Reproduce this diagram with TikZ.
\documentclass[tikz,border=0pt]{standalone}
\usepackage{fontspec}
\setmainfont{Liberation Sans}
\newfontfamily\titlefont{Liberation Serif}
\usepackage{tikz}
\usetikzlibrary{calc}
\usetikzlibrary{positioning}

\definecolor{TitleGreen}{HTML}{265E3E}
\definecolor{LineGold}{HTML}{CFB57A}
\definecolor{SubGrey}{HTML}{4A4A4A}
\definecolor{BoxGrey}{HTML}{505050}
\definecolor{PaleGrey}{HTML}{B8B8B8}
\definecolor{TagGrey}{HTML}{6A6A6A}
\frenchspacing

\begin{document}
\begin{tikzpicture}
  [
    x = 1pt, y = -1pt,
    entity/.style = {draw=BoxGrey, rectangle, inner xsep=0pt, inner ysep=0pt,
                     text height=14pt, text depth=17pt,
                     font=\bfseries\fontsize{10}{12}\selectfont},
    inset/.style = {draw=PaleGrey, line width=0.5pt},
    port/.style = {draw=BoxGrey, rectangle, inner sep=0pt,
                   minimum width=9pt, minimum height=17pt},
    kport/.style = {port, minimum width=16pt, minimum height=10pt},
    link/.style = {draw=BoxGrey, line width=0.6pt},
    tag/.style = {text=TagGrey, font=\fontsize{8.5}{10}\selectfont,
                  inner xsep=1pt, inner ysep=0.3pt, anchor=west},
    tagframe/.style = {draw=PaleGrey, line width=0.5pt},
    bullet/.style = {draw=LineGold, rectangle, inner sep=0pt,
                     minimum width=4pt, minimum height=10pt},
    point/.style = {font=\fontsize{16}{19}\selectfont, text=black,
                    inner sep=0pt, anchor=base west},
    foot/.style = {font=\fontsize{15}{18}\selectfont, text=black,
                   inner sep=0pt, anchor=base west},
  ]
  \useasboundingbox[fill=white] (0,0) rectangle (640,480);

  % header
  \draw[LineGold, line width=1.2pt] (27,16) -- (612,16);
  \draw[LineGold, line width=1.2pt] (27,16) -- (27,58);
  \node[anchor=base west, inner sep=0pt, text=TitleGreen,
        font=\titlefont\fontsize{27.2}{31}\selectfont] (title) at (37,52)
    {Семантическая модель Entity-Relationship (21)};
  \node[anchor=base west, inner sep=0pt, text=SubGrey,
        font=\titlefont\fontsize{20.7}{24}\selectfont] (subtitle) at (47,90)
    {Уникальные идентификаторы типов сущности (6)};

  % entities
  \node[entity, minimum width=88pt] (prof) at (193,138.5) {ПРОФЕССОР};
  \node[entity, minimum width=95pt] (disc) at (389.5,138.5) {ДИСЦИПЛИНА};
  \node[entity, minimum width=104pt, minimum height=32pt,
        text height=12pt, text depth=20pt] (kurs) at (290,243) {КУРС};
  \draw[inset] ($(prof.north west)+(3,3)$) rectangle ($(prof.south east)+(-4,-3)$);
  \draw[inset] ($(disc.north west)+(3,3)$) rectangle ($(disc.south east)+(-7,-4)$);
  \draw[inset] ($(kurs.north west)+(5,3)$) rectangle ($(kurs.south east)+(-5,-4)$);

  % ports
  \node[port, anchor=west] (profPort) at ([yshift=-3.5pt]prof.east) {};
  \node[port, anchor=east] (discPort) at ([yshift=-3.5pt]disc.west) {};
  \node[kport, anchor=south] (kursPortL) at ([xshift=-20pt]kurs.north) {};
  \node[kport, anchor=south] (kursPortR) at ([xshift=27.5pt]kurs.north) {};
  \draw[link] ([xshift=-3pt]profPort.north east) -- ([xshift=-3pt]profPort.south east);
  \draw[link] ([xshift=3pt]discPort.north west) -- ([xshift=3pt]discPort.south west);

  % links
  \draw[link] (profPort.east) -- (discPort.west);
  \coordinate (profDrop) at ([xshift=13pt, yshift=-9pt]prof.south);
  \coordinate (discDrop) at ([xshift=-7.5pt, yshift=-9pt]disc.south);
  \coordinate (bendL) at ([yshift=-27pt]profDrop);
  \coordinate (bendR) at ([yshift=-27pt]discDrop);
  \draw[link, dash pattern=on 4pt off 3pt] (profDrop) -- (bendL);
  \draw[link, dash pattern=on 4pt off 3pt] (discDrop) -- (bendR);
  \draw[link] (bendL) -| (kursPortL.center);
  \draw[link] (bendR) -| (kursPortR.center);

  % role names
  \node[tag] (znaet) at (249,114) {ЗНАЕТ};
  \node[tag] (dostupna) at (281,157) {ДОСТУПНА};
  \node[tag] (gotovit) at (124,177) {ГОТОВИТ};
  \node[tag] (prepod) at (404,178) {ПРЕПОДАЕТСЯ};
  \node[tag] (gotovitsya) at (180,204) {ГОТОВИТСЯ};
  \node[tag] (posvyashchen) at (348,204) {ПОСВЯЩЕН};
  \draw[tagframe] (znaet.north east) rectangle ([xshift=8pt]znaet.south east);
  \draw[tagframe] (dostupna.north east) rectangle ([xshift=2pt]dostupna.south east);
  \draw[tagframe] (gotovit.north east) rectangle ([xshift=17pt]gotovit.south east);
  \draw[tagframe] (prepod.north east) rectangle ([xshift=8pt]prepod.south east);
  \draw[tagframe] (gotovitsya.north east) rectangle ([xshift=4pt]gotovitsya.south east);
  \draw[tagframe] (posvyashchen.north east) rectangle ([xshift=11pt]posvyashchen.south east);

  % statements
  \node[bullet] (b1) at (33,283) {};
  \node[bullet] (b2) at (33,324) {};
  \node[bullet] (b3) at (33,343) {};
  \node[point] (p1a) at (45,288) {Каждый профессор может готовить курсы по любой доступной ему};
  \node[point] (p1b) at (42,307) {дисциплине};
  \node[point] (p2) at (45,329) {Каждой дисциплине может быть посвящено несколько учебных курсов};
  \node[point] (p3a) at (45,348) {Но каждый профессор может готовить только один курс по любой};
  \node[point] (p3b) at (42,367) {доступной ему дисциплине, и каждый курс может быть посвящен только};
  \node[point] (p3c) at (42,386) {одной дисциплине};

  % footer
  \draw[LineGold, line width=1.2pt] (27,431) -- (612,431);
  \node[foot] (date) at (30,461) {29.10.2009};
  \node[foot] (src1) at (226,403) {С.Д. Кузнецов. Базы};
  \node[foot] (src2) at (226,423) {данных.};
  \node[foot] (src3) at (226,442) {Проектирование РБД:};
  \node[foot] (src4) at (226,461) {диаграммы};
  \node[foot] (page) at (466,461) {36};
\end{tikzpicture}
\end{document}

|---|

## Exercise goal
Print, unaltered, every line from the beginning of the material down to the line with "(0,0) rectangle (640,480);".

## Final result
Reproduce this diagram with TikZ.
\documentclass[tikz,border=0pt]{standalone}
\usepackage{fontspec}
\setmainfont{Liberation Sans}
\newfontfamily\titlefont{Liberation Serif}
\usepackage{tikz}
\usetikzlibrary{calc}
\usetikzlibrary{positioning}

\definecolor{TitleGreen}{HTML}{265E3E}
\definecolor{LineGold}{HTML}{CFB57A}
\definecolor{SubGrey}{HTML}{4A4A4A}
\definecolor{BoxGrey}{HTML}{505050}
\definecolor{PaleGrey}{HTML}{B8B8B8}
\definecolor{TagGrey}{HTML}{6A6A6A}
\frenchspacing

\begin{document}
\begin{tikzpicture}
  [
    x = 1pt, y = -1pt,
    entity/.style = {draw=BoxGrey, rectangle, inner xsep=0pt, inner ysep=0pt,
                     text height=14pt, text depth=17pt,
                     font=\bfseries\fontsize{10}{12}\selectfont},
    inset/.style = {draw=PaleGrey, line width=0.5pt},
    port/.style = {draw=BoxGrey, rectangle, inner sep=0pt,
                   minimum width=9pt, minimum height=17pt},
    kport/.style = {port, minimum width=16pt, minimum height=10pt},
    link/.style = {draw=BoxGrey, line width=0.6pt},
    tag/.style = {text=TagGrey, font=\fontsize{8.5}{10}\selectfont,
                  inner xsep=1pt, inner ysep=0.3pt, anchor=west},
    tagframe/.style = {draw=PaleGrey, line width=0.5pt},
    bullet/.style = {draw=LineGold, rectangle, inner sep=0pt,
                     minimum width=4pt, minimum height=10pt},
    point/.style = {font=\fontsize{16}{19}\selectfont, text=black,
                    inner sep=0pt, anchor=base west},
    foot/.style = {font=\fontsize{15}{18}\selectfont, text=black,
                   inner sep=0pt, anchor=base west},
  ]
  \useasboundingbox[fill=white] (0,0) rectangle (640,480);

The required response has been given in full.